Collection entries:
—————

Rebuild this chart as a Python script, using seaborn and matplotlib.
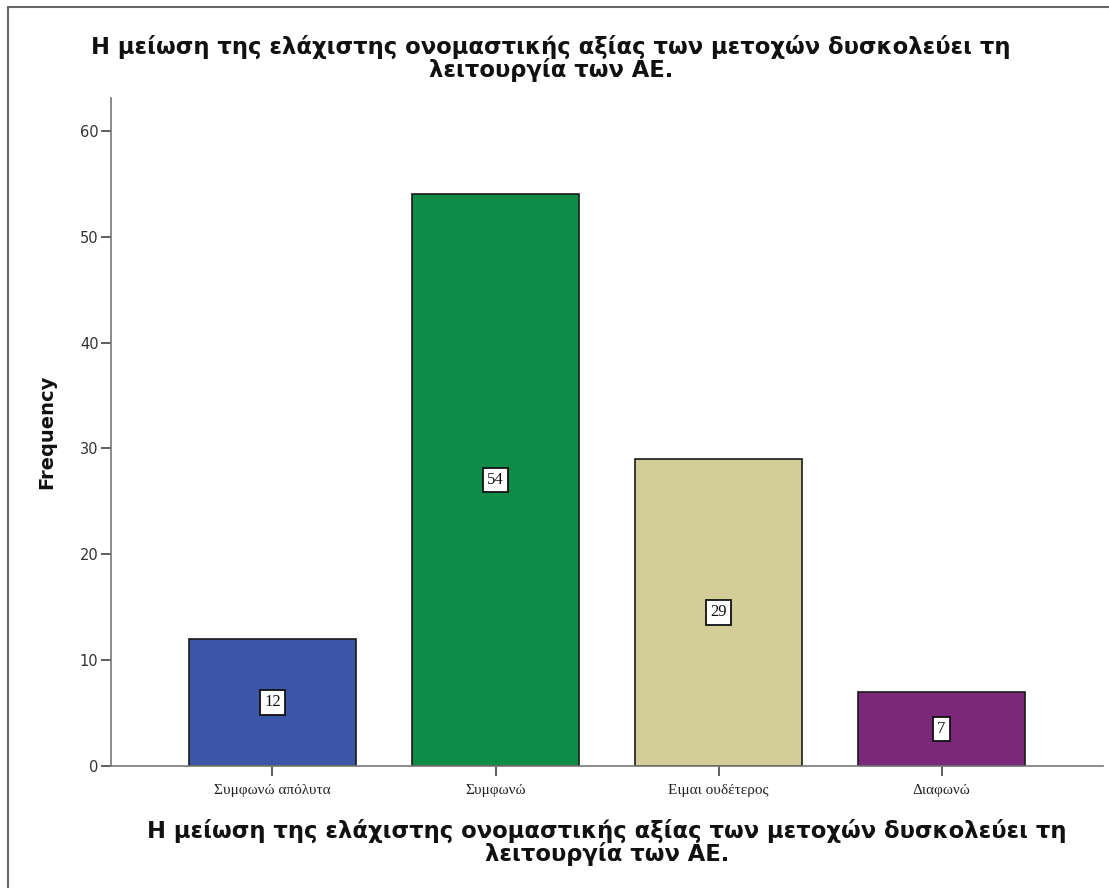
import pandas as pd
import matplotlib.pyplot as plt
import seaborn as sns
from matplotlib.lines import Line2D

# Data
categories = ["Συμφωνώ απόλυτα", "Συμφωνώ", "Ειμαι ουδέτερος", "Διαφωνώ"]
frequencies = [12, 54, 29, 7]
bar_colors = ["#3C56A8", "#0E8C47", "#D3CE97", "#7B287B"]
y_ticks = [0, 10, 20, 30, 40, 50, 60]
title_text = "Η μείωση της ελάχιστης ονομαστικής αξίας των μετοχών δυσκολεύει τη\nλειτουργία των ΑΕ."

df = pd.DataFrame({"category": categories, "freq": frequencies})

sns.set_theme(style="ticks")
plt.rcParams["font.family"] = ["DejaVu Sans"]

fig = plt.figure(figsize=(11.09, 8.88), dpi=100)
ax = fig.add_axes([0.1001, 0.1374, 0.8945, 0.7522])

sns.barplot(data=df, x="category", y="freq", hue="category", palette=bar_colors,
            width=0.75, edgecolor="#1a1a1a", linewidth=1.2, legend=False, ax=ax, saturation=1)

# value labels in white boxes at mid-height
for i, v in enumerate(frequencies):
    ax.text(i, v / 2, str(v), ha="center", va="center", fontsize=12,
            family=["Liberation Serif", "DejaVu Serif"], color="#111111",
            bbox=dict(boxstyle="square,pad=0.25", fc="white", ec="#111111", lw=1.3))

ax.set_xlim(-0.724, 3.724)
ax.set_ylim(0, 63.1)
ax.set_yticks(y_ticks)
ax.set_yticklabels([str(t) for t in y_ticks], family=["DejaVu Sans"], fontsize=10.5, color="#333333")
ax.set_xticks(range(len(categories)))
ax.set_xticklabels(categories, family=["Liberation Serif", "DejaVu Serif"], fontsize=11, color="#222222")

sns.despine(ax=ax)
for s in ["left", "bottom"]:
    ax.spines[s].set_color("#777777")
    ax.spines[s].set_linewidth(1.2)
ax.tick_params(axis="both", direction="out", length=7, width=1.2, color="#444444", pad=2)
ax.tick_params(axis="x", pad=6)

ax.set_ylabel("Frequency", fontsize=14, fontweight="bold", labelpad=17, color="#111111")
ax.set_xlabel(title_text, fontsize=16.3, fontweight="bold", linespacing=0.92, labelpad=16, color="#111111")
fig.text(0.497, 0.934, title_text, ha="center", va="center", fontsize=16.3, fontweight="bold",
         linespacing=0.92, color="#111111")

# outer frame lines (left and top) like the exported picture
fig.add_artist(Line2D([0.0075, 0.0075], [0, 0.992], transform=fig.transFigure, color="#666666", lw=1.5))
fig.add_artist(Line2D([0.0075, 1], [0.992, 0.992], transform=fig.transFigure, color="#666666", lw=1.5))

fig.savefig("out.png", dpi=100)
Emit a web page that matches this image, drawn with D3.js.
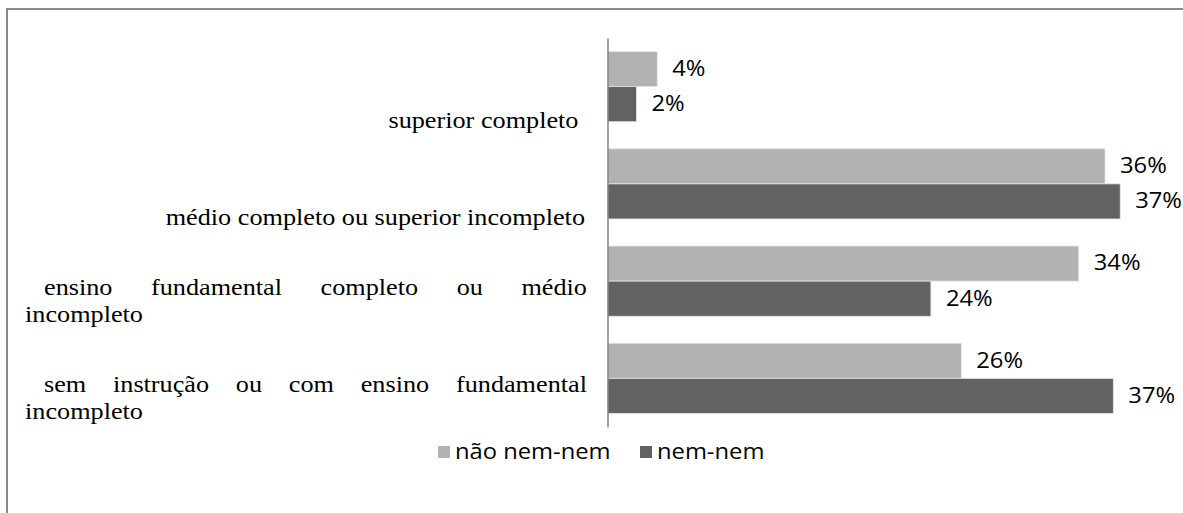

—————

Work instructions
Except for the pictures, reproduce every line exactly.

Answer to the problem
Rebuild this chart as a Python script, using seaborn and matplotlib.
import pandas as pd
import matplotlib.pyplot as plt
import seaborn as sns
from matplotlib.lines import Line2D

# Data
categories = ["Συμφωνώ απόλυτα", "Συμφωνώ", "Ειμαι ουδέτερος", "Διαφωνώ"]
frequencies = [12, 54, 29, 7]
bar_colors = ["#3C56A8", "#0E8C47", "#D3CE97", "#7B287B"]
y_ticks = [0, 10, 20, 30, 40, 50, 60]
title_text = "Η μείωση της ελάχιστης ονομαστικής αξίας των μετοχών δυσκολεύει τη\nλειτουργία των ΑΕ."

df = pd.DataFrame({"category": categories, "freq": frequencies})

sns.set_theme(style="ticks")
plt.rcParams["font.family"] = ["DejaVu Sans"]

fig = plt.figure(figsize=(11.09, 8.88), dpi=100)
ax = fig.add_axes([0.1001, 0.1374, 0.8945, 0.7522])

sns.barplot(data=df, x="category", y="freq", hue="category", palette=bar_colors,
            width=0.75, edgecolor="#1a1a1a", linewidth=1.2, legend=False, ax=ax, saturation=1)

# value labels in white boxes at mid-height
for i, v in enumerate(frequencies):
    ax.text(i, v / 2, str(v), ha="center", va="center", fontsize=12,
            family=["Liberation Serif", "DejaVu Serif"], color="#111111",
            bbox=dict(boxstyle="square,pad=0.25", fc="white", ec="#111111", lw=1.3))

ax.set_xlim(-0.724, 3.724)
ax.set_ylim(0, 63.1)
ax.set_yticks(y_ticks)
ax.set_yticklabels([str(t) for t in y_ticks], family=["DejaVu Sans"], fontsize=10.5, color="#333333")
ax.set_xticks(range(len(categories)))
ax.set_xticklabels(categories, family=["Liberation Serif", "DejaVu Serif"], fontsize=11, color="#222222")

sns.despine(ax=ax)
for s in ["left", "bottom"]:
    ax.spines[s].set_color("#777777")
    ax.spines[s].set_linewidth(1.2)
ax.tick_params(axis="both", direction="out", length=7, width=1.2, color="#444444", pad=2)
ax.tick_params(axis="x", pad=6)

ax.set_ylabel("Frequency", fontsize=14, fontweight="bold", labelpad=17, color="#111111")
ax.set_xlabel(title_text, fontsize=16.3, fontweight="bold", linespacing=0.92, labelpad=16, color="#111111")
fig.text(0.497, 0.934, title_text, ha="center", va="center", fontsize=16.3, fontweight="bold",
         linespacing=0.92, color="#111111")

# outer frame lines (left and top) like the exported picture
fig.add_artist(Line2D([0.0075, 0.0075], [0, 0.992], transform=fig.transFigure, color="#666666", lw=1.5))
fig.add_artist(Line2D([0.0075, 1], [0.992, 0.992], transform=fig.transFigure, color="#666666", lw=1.5))

fig.savefig("out.png", dpi=100)
Emit a web page that matches this image, drawn with D3.js.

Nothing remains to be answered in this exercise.